In that case each correct answer gives 1 point and the wrong answer gives 3 penalty points. So we have a somewhat similar situation as the one I originally compained about: if the student chooses the wrong answer, they will get no points, no matter how many correct answers they choose. The only difference compared to the current situation I complained about above is that there is only a single "loose all" question, whereas in the other example, there are three "loose all" questions and only one "win all" question. But I still think that my proposal is better than the current state exactly because of this difference. Students are much more likely to loose all when they get many "loose all" alternatives than when they only get one.
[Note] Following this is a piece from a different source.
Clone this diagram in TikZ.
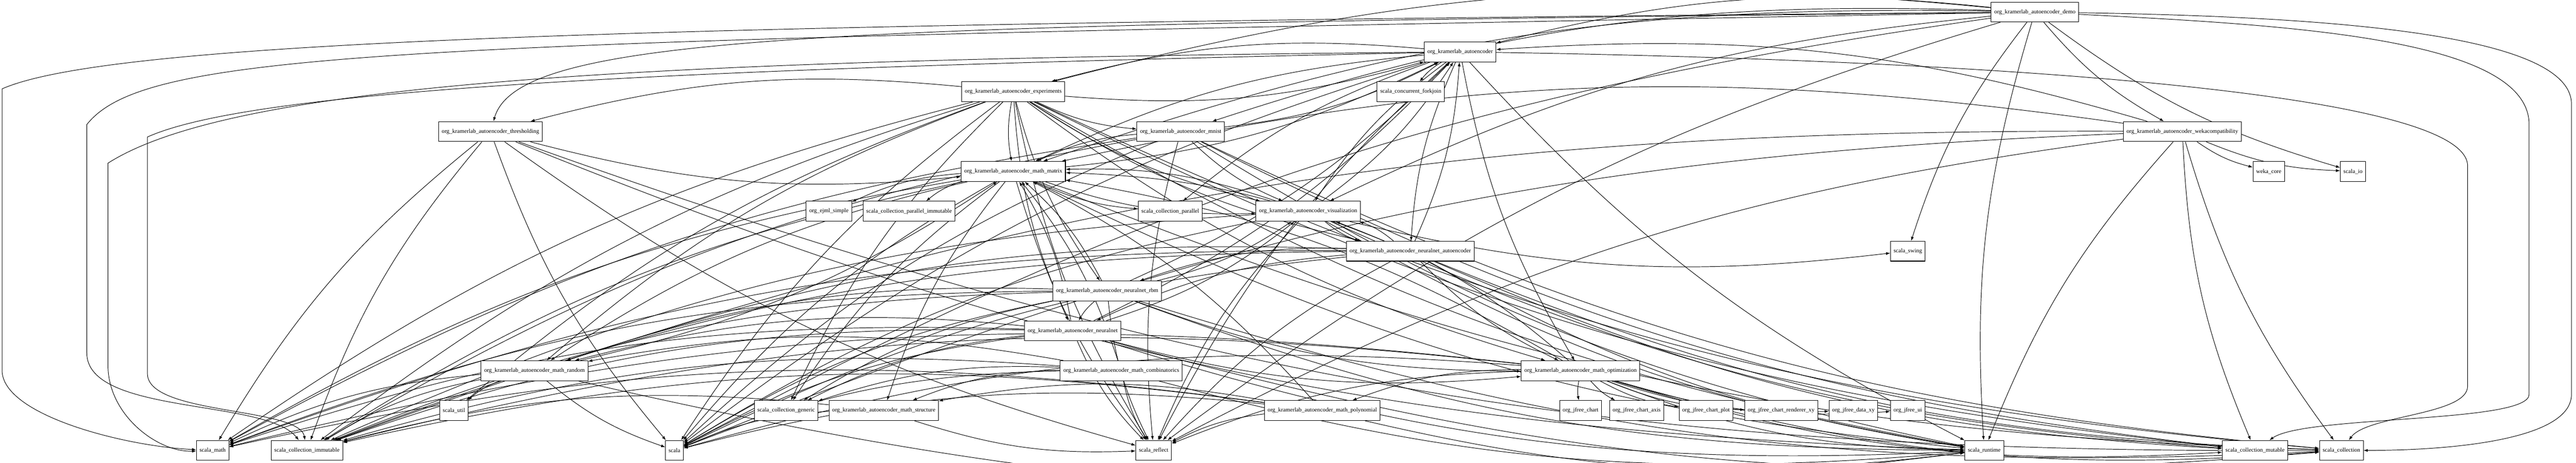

As I think about it, the difference between the current state and my proposal boils down to what model of knowledge we use. The Canvas' knowledge model seems to give partial credit to partial knowledge: if there is only one correct answer, it assumes that all wrong answers are equally wrong and if student picks one of those, they don't have any of the knowledge required in this question. If there are multiple correct answers, it assumes that whatever wrong answer there is, it is only as wrong as one of the right answers is right. So while it does not allow for partial knowledge in the first scenario, it does so in the second.
In a way it makes sense, becaus if there is only one right answer to a question, that seems to indicate a kind of "black and white" question, without greyzones (i.e. partial knowledge). But the problem is that the answer alternatives in a quiz do not represent the nature of the question. They are chosen by the teacher based on various reasons. If the teacher provides only one correct alternative, that doesn't mean that the other alternatives are totally wrong. In fact, they are often designed to be partially correct, for obvious reasons.
So what are the assumptions behind my suggestion? (I'm finding this out as I write):
When there is only one correct answer but multiple wrong ones, I would assume that only all wrong answers combined can wipe out the knowledge indicated by the correct answer (as opposed to a single wrong answer wiping out the correct one). Putting it differently, I'd assume that a student who selects only the correct answer has full knowledge of the subject matter, not just because he/she selected that answer but also because he/she didn't select the other answers. If the student selects one of the wrong answers, this therefore doesn't indicate that the student has no knowledge, but less than full knowledge. Hence he/she loses only part of the points earned with the correct answer.
Finally, the other scenario, with one wrong and multiple right answers: here, the assumption is obviously that full knowledge is indicated by selecting all correct answers and not selecting the wrong alternative, but if the wrong answer is selected, that wipes out any knowledge indicated by the correct answers.
TBH, I'm not really happy with that either. My intuition tells me that the wrong answer should only eliminate one of the correct answers, not all of them.
So the general formula for that would be to determine points and penalties by dividing the maximum points with either the number of correct or wrong altermatives, whichever is greater.
What do you say about that? I'm starting to thing that the best solution would probably be to allow us to manually set the number of penalty points for each wrong alternative. That would allow us to also take the degree of "wrongness" into consideration.
@haug Thanks for sharing your thoughts. I see where you are coming from with this proposed method of grading multi-answer questions, but I think our instructors would have a hard time with it because it means the calculation used in each question would vary depending on the number of correct vs. incorrect answer choices in the question.
In general, our instructors would like students to receive some credit for selecting any of the correct answers. In the current system, they will need to write questions with more correct answers than incorrect answers to achieve this. If we have an added grading option of counting only correct answers, then they would be able to use this option for questions with more incorrect answers than correct answers. This is the option we had when we were using Desire2Learn and one of the things instructors missed when we moved to Canvas.
I totally agree with this. Partial correct doesn't always require penalties. My assumption is that a majority of users who saw that partial correct multiple answer questions would work by only adding the number of correct options chosen until it meets the total points possible.
This solution does not fit the problem. Teachers are still having to manually grade those questions when they shouldn't have to.
I 100% agree with this!!!
I just made a New Quiz for the sole reason of the potential for partial credit awarded for selecting the ONE correct answer, along with any wrong answer(s), in a multiple-answer question. I hoped this changed from the same way it was in Classic Quizzes, but it turns out partial credit is still not an option here.
Please, Canvas, do what we ask and need from you as instructors!!
Seriously, why can't/don't they just do everything we ask and need? Does anyone know the true reason?